◆ Request
Extract, in full, the lines below, beginning at the first and ending with the line that contains "import matplotlib.pyplot as plt". Pictures do not belong in the copy.

◆ Material provided
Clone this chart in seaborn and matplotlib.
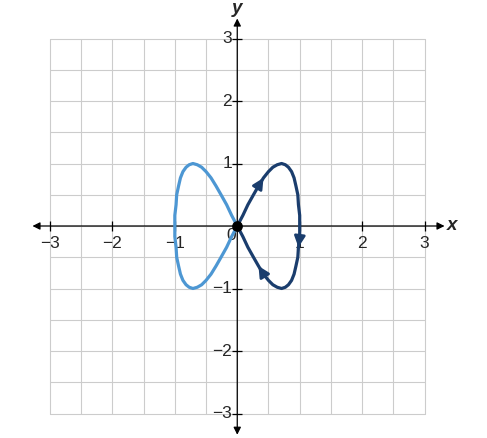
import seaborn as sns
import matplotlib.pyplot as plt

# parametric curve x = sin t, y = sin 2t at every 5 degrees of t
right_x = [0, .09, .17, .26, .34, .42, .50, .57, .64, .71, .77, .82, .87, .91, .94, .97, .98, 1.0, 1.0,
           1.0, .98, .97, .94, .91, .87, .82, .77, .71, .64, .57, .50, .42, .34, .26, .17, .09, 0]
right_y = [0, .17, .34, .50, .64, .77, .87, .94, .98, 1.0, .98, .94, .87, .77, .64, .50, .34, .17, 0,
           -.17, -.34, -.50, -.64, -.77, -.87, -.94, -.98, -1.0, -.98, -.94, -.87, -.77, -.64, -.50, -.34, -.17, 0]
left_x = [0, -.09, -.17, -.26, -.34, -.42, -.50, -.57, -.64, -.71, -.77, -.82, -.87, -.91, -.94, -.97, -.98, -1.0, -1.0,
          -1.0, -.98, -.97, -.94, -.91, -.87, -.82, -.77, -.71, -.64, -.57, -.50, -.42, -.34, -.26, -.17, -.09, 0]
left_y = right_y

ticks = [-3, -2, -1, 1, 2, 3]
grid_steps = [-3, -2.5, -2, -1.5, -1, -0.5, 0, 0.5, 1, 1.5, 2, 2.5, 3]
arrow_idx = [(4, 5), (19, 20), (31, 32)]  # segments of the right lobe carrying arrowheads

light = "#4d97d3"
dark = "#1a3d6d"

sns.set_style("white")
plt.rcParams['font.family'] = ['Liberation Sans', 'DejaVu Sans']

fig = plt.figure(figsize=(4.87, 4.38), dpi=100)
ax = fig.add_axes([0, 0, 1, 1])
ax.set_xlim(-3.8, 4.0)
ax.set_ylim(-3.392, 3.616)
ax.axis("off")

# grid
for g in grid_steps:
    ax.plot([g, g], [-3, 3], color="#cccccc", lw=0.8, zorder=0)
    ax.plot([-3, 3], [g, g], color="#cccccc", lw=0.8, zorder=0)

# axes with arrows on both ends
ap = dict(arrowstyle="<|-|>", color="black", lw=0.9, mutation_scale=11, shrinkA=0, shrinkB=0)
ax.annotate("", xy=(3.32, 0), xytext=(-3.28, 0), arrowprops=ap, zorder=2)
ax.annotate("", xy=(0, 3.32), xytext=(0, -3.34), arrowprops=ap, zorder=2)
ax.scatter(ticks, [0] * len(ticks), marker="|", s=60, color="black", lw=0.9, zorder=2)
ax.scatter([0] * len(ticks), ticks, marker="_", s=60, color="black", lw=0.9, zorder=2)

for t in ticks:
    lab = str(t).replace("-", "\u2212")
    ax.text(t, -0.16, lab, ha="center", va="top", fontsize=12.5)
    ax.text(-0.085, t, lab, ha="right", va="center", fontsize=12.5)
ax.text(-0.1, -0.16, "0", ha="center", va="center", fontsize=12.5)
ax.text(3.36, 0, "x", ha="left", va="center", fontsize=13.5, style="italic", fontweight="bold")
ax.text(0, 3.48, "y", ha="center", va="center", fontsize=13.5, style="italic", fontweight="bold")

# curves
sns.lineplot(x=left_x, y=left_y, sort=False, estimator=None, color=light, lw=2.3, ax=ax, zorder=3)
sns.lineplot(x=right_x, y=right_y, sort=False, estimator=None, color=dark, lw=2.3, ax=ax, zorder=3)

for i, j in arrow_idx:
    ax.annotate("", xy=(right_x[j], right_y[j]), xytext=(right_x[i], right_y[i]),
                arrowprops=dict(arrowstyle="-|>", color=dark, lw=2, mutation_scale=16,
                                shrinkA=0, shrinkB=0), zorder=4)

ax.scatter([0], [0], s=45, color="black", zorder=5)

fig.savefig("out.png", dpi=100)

◆ In response
Clone this chart in seaborn and matplotlib.
import seaborn as sns
import matplotlib.pyplot as plt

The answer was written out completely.